I put in A LOT of work the past few days. (Thankfully the evil CAHSEE (California High School Exit Exam) was this week, which meant that I had a bunch of free time during the day when there was no class, and I used this wisely--well, if you consider it wise to do nothing but work.)
I feel like it paid off. For my 10th grade class, we started reading Black Boy, by Richard Wright, this week--a beautiful book, if you can make time to read it!--and I really hadn't thought through what I was going to have them *do* while they read it. If you think back to high school, you probably never just read a book. You had to make annoying charts and pictures and other stuff, and I needed to think of some of that to have them do. I don't believe in giving students purposeless things to do, so I wanted this to be useful for them in writing their essays at the end and to improve the quality of reading they're doing. So, first I sat down and came up with four possible essay topics that I think I will give them to choose from (nope--I'm not telling! Actually, maybe I will another time.) . Then I thought about the reading strategies that I had seen, and none seemed to really fit with the essays. I thought about what would be useful, and I came up with something I really like. Each night, they're keeping what I called a timeline, which is a chart that looks like this:
Age Incident Significance of the incident Most important quote(s) about incident
This has them looking for things that happen to Richard that have an impact on his life (which is really what this autobiography is about) while analyzing that impact using quotes from the text--which is what you do in an essay. I asked them in class yesterday why they thought I was having them do this, and they had all kinds of great answers, including that it would help them for an essay. I asked them what essay it would most help them write, which was really cool. I would've loved for my English teachers to have done this. (In fact, they may have, but who remembers high school anyway???)

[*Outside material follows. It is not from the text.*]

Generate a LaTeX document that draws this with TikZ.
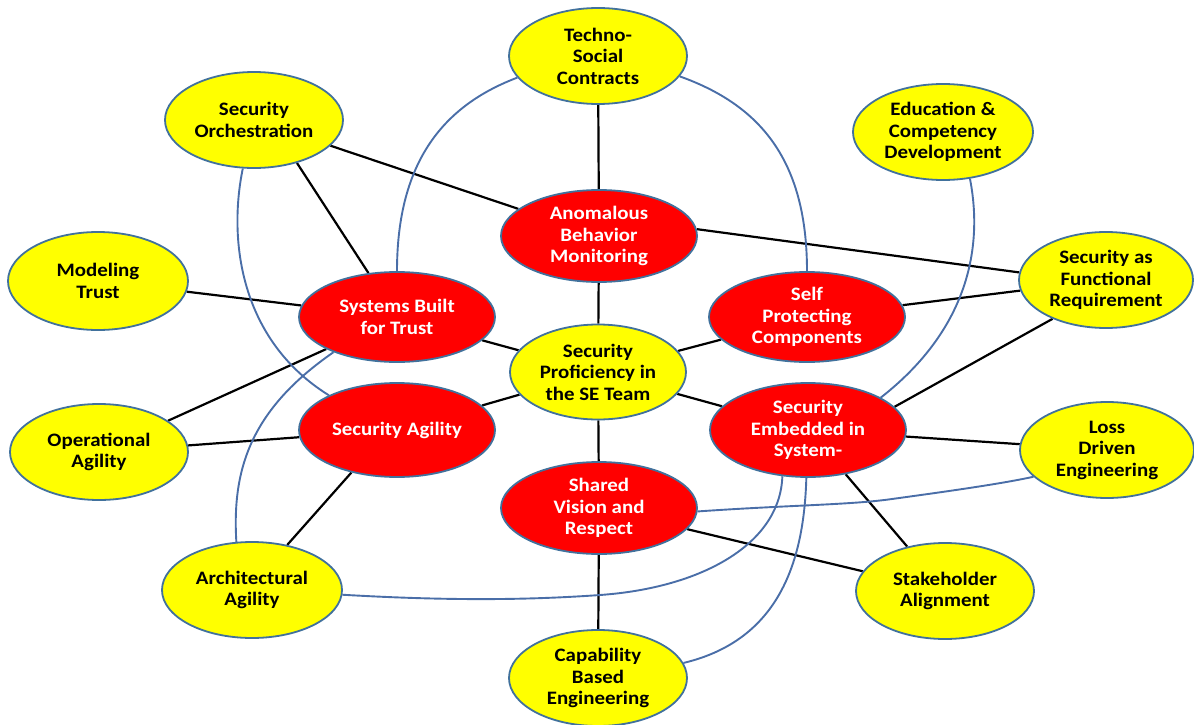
\documentclass[tikz,border=0pt]{standalone}
\usepackage{fontspec}
\setmainfont{Carlito}[FakeStretch=1.1]
\usetikzlibrary{shapes.geometric,backgrounds}
\definecolor{rimblue}{HTML}{41719C}
\definecolor{curveblue}{HTML}{4A6EA8}
\definecolor{yfill}{HTML}{FFFF00}
\definecolor{rfill}{HTML}{FF0000}
\tikzset{
  bub/.style={ellipse, draw=rimblue, line width=1.8pt, inner sep=0pt, align=center,
    font=\fontsize{19}{21.5}\selectfont\bfseries},
  ybub/.style={bub, fill=yfill, text=black},
  rbub/.style={bub, fill=rfill, text=white},
  blk/.style={draw=black, line width=2.2pt},
  blu/.style={draw=curveblue, line width=1.9pt},
}
\begin{document}
\begin{tikzpicture}[x=1pt,y=-1pt]
\useasboundingbox (0,0) rectangle (1194,725);
% yellow nodes
\node[ybub, minimum width=178pt, minimum height=96pt] (tsc) at (598,56) {Techno-\\Social\\Contracts};
\node[ybub, minimum width=178pt, minimum height=96pt] (so) at (254,120) {Security\\Orchestration};
\node[ybub, minimum width=180pt, minimum height=96pt] (ed) at (943,132) {Education \&\\Competency\\Development};
\node[ybub, minimum width=180pt, minimum height=98pt] (mt) at (98,281) {Modeling\\Trust};
\node[ybub, minimum width=174pt, minimum height=96pt] (sfr) at (1106,280) {Security as\\Functional\\Requirement};
\node[ybub, minimum width=176pt, minimum height=95pt] (sp) at (598,372) {Security\\Proficiency in\\the SE Team};
\node[ybub, minimum width=178pt, minimum height=96pt] (oa) at (99,452) {Operational\\Agility};
\node[ybub, minimum width=174pt, minimum height=96pt] (ld) at (1107,450) {Loss\\Driven\\Engineering};
\node[ybub, minimum width=180pt, minimum height=96pt] (aa) at (252,590) {Architectural\\Agility};
\node[ybub, minimum width=178pt, minimum height=96pt] (sa2) at (945,591) {Stakeholder\\Alignment};
\node[ybub, minimum width=178pt, minimum height=96pt] (cb) at (598,678) {Capability\\Based\\Engineering};
% red nodes
\node[rbub, minimum width=196pt, minimum height=92pt] (abm) at (599,236) {Anomalous\\Behavior\\Monitoring};
\node[rbub, minimum width=196pt, minimum height=90pt] (sbt) at (397,317) {Systems Built\\for Trust};
\node[rbub, minimum width=196pt, minimum height=90pt] (spc) at (807,317) {Self\\Protecting\\Components};
\node[rbub, minimum width=196pt, minimum height=94pt] (sag) at (397,430) {Security Agility};
\node[rbub, minimum width=196pt, minimum height=94pt] (se) at (808,430) {Security\\Embedded in\\System-};
\node[rbub, minimum width=196pt, minimum height=92pt] (sv) at (599,508) {Shared\\Vision and\\Respect};
\begin{scope}[on background layer]
% black connectors
\draw[blk] (tsc) -- (abm);
\draw[blk] (abm) -- (sp);
\draw[blk] (sp) -- (sv);
\draw[blk] (sv) -- (cb);
\draw[blk] (so) -- (abm);
\draw[blk] (so.-45) -- (sbt);
\draw[blk] (abm.4) -- (sfr.175);
\draw[blk] (mt) -- (sbt);
\draw[blk] (sbt) -- (sp);
\draw[blk] (oa) -- (sbt);
\draw[blk] (spc) -- (sfr);
\draw[blk] (sp) -- (spc);
\draw[blk] (sfr.-144) -- (se.15);
\draw[blk] (sp) -- (sag);
\draw[blk] (sp) -- (se);
\draw[blk] (oa) -- (sag);
\draw[blk] (sag.223) -- (aa.52);
\draw[blk] (se) -- (ld);
\draw[blk] (se) -- (sa2);
\draw[blk] (sv) -- (sa2);
% blue curves
\draw[blu] (tsc.195) .. controls (445,105) and (397,160) .. (sbt.north);
\draw[blu] (tsc.-14) .. controls (760,105) and (807,160) .. (spc.north);
\draw[blu] (so.-103) .. controls (228,240) and (240,340) .. (sag.153);
\draw[blu] (sbt.209) .. controls (250,410) and (232,470) .. (aa.108);
\draw[blu] (ed.-60) .. controls (980,230) and (980,320) .. (se.24);
\draw[blu] (aa.-3) .. controls (450,601) and (530,600) .. (600,595) .. controls (700,588) and (780,545) .. (se.-119);
\draw[blu] (cb.10) .. controls (780,640) and (804,560) .. (se.-92);
\draw[blu] (sv.-2) .. controls (790,505) and (850,505) .. (892,499) .. controls (950,491) and (1000,484) .. (ld.200);
\end{scope}
\end{tikzpicture}
\end{document}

Anyway, yesterday was the first day my nice master teacher observed my class, whihc I knew was important. She hadn't observed my class at all yet, and, because of negative things my other master teacher has said, I think she may have been concerned that the positive things I've been saying about how her class has been going may be less than true. Well, I put in a lot of work Wednesday night to make sure she saw a good class, and it went SO well. It was the first day we really got into talking about the book, and also the first day I've ever really led a discussion analyzing a text (other things I have done have been an intro to a book, a writing activity, analyzing a myth (totally different), and of course lots of classes in my other life on humane and envi ed. So, yesterday was SO fun. I had one student give me an incident from her timeline, and we went over it together as a class. Her "significance" wasn't as much about the importance of the incident but the reason leading up to the incident. When I asked other people for suggestions for the significance, one girl had a great answer and quote to go with it that really had us go deeper in our analysis. It's pretty dorky how exciting that was for me.
I think one strenth I have is (I think) I always praise students for participating, even if they say something that's not quite right--or totally wrong--and manage to never make anyone feel like they said something dumb. I hope I did that weel with the student who offered up her incident.
I also came up with an idea I love called "Words of Wisdom," which is a list of great things students said in their written homework responses, which I get to read (look at that--I said "get to" instead of "have to"!) but they do not. I think they really liked it--and my master teacher did too.
Other good news is that Luke made me dinner last night (and then forgot it at home--or at work, or in his imagination), and we got delicious Thai takeout that we ate by the fire, as I blew off work for a couple of hours. I'm so CRAZY!
Have more work to do before heading to school in a bit and then can celebrate the Gift that God calls The Weekend.